Now this stuff ‘may be worth a shot!’ There is no silver bullet here, but Ikon has slowly added value to the methodology. Our software is a differentiator. The larger upstream software vendors have built ‘elephant’ platforms that can do anything but do nothing very well! These folks are feeling the pain now as they see drop in maintenance revenue. Ikon created the rock physics market which is now in every company’s workflow. JiFi is a step change, bringing-in fracking and integrating geology and geophysics. Our real time pore pressure predictor gets closer to the driller with practical workflows and the application of high-end science.

How do you cohabit with the big guys?

DS We have a collaboration deal with Schlumberger to bring key functionality into Petrel. There is now a large group of Petrel users interested in RokDoc. It has been a win-win.

How do you approach geophysical number crunching?

DS Our platform is Java-based so we run on Windows and Linux. We also have support for MPI so our number crunching can run on clusters. We are in the process of a move to the cloud, extending our parallel processing capability. Industry is generally very slow to move to the cloud. But last year saw a change, especially with smaller operators. A couple of US operators have outsourced all of their IT. Landmark’s DecisionSpace has been on the cloud for a couple of years. Schlumberger is moving slowly that way and will bring us along. It is not really our role to initiate such a move for operators.

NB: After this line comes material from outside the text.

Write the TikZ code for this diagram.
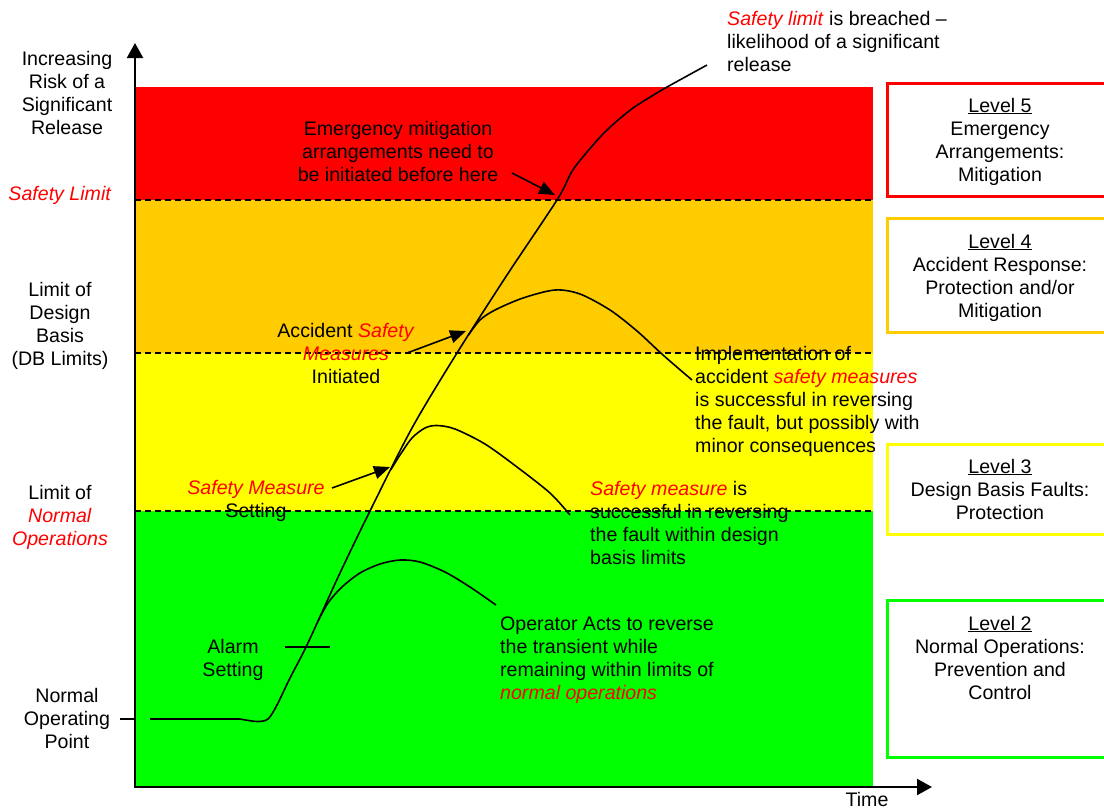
\documentclass[tikz,border=0pt]{standalone}
\usepackage{fontspec}
\setmainfont{Liberation Sans}
\usetikzlibrary{arrows.meta}
\definecolor{bandred}{HTML}{FF0000}
\definecolor{bandorange}{HTML}{FFCC00}
\definecolor{bandyellow}{HTML}{FFFF00}
\definecolor{bandgreen}{HTML}{00FF00}
\newcommand{\fsz}{\fontsize{19.6}{23}\selectfont}
\newcommand{\rd}[1]{\textcolor{bandred}{\textit{#1}}}
\begin{document}
\begin{tikzpicture}[x=1pt,y=-1pt,
  txt/.style={font=\fsz, inner sep=0pt, align=center, yshift=-2.5pt},
  ltxt/.style={font=\fsz, inner sep=0pt, align=left, anchor=west, yshift=-2.5pt},
  limitline/.style={dash pattern=on 6pt off 4pt, line width=1.3pt},
  curve/.style={line width=1.6pt, line join=round},
  pointer/.style={line width=1.6pt, -{Triangle[length=16pt,width=13pt]}},
  axis/.style={line width=2.2pt},
  levelbox/.style={line width=3pt, fill=white}]
\useasboundingbox (0,0) rectangle (1104,811);
% bands
\fill[bandred] (135,87) rectangle (873,200);
\fill[bandorange] (135,200) rectangle (873,353);
\fill[bandyellow] (135,353) rectangle (873,511);
\fill[bandgreen] (135,511) rectangle (873,787);
% limit lines
\draw[limitline] (135,200) -- (873,200);
\draw[limitline] (135,353) -- (873,353);
\draw[limitline] (135,511) -- (873,511);
% axes
\coordinate (O) at (135,787);
\coordinate (ytop) at (135,43);
\coordinate (xend) at (932,787);
\draw[axis, {Triangle[length=15pt,width=16pt]}-{Triangle[length=15pt,width=16pt]}] (ytop) -- (O) -- (xend);
% main transient
\draw[curve] (150,719) -- (240,719)
  plot[smooth, tension=0.5] coordinates {(240,719) (257,721.5) (268,719) (277,705) (290,678) (307,645) (340,573) (370,511) (412,428) (457,353) (507,275) (557,200) (571,173) (582,158) (605,132) (633,108) (667,87)}
  -- (707,65);
% branches
\draw[curve] plot[smooth, tension=0.5] coordinates {(317.5,622) (328,603) (342,587) (360,573) (380,564) (400,560) (420,562) (445,572) (470,587) (496,605)};
\draw[curve] plot[smooth, tension=0.5] coordinates {(390.7,470) (400,455) (412,438) (425,428) (437,425.5) (455,429) (485,444) (517,467) (550,493) (570,515)};
\draw[curve] plot[smooth, tension=0.5] coordinates {(468.5,335) (480,320) (495,310) (523,298) (555,290) (580,294) (610,310) (637,331) (663,355) (692,380)};
% alarm tick
\coordinate (alarmL) at (285,647);
\coordinate (alarmR) at (330,647);
\draw[line width=1.6pt] (alarmL) -- (alarmR);
% normal operating point tick
\coordinate (nopL) at (120,719);
\draw[line width=2.2pt] (nopL) -- (O |- nopL);
% pointers
\coordinate (emS) at (512,173); \coordinate (emT) at (555,195);
\coordinate (acS) at (407,353); \coordinate (acT) at (466,331);
\coordinate (smS) at (332,488); \coordinate (smT) at (390,467);
\draw[pointer] (emS) -- (emT);
\draw[pointer] (acS) -- (acT);
\draw[pointer] (smS) -- (smT);
% left labels
\node[txt] (risk) at (67,92.5) {\strut Increasing\\Risk of a\\Significant\\Release\strut};
\node[txt] (slimit) at (60,193) {\strut\rd{Safety Limit}};
\node[txt] (dblim) at (60,323.5) {\strut Limit of\\Design\\Basis\\(DB Limits)\strut};
\node[txt] (nolim) at (60,515.5) {\strut Limit of\\\rd{Normal}\\\rd{Operations}\strut};
\node[txt] (nop) at (67,718.5) {\strut Normal\\Operating\\Point\strut};
% annotations
\node[txt] (emerg) at (398,151) {\strut Emergency mitigation\\arrangements need to\\be initiated before here\strut};
\node[ltxt] (breach) at (727,41) {\strut\rd{Safety limit} is breached --\\likelihood of a significant\\release\strut};
\node[txt] (accid) at (346,353) {\strut Accident \rd{Safety}\\\rd{Measures}\\Initiated\strut};
\node[txt] (smset) at (256,499) {\strut\rd{Safety Measure}\\Setting\strut};
\node[txt] (alarm) at (233,657.5) {\strut Alarm\\Setting\strut};
\node[ltxt] (impl) at (695,399) {\strut Implementation of\\accident \rd{safety measures}\\is successful in reversing\\the fault, but possibly with\\minor consequences\strut};
\node[ltxt] (smsucc) at (590,522.5) {\strut\rd{Safety measure} is\\successful in reversing\\the fault within design\\basis limits\strut};
\node[ltxt] (oper) at (500,657.5) {\strut Operator Acts to reverse\\the transient while\\remaining within limits of\\\rd{normal operations}\strut};
\node[txt] (time) at (867,797) {Time};
% level boxes
\draw[levelbox, draw=bandred] (887,83) rectangle (1114,196);
\draw[levelbox, draw=bandorange] (887,218) rectangle (1114,332);
\draw[levelbox, draw=bandyellow] (887,444) rectangle (1114,534);
\draw[levelbox, draw=bandgreen] (887,600) rectangle (1114,757);
\node[txt] (lv5) at (1000,139.5) {\strut\underline{Level 5}\\Emergency\\Arrangements:\\Mitigation\strut};
\node[txt] (lv4) at (1000,275.5) {\strut\underline{Level 4}\\Accident Response:\\Protection and/or\\Mitigation\strut};
\node[txt] (lv3) at (1000,489) {\strut\underline{Level 3}\\Design Basis Faults:\\Protection\strut};
\node[txt] (lv2) at (1000,657.5) {\strut\underline{Level 2}\\Normal Operations:\\Prevention and\\Control\strut};
\end{tikzpicture}
\end{document}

MB Oil and gas as a whole is a laggard in technology adoption. We need to stop these risk-averse ways of looking at technology. Yes, our industry is unique but not so unique that it can’t learn from others. Many oils actually make their own software. Would they be happy if Ikon drilled wells? It doesn’t make sense!

More from Ikon Science.

* After the interview, CGG (whose Jason unit is an Ikon competitor) filed for protection from bankruptcy in France and other jurisdictions.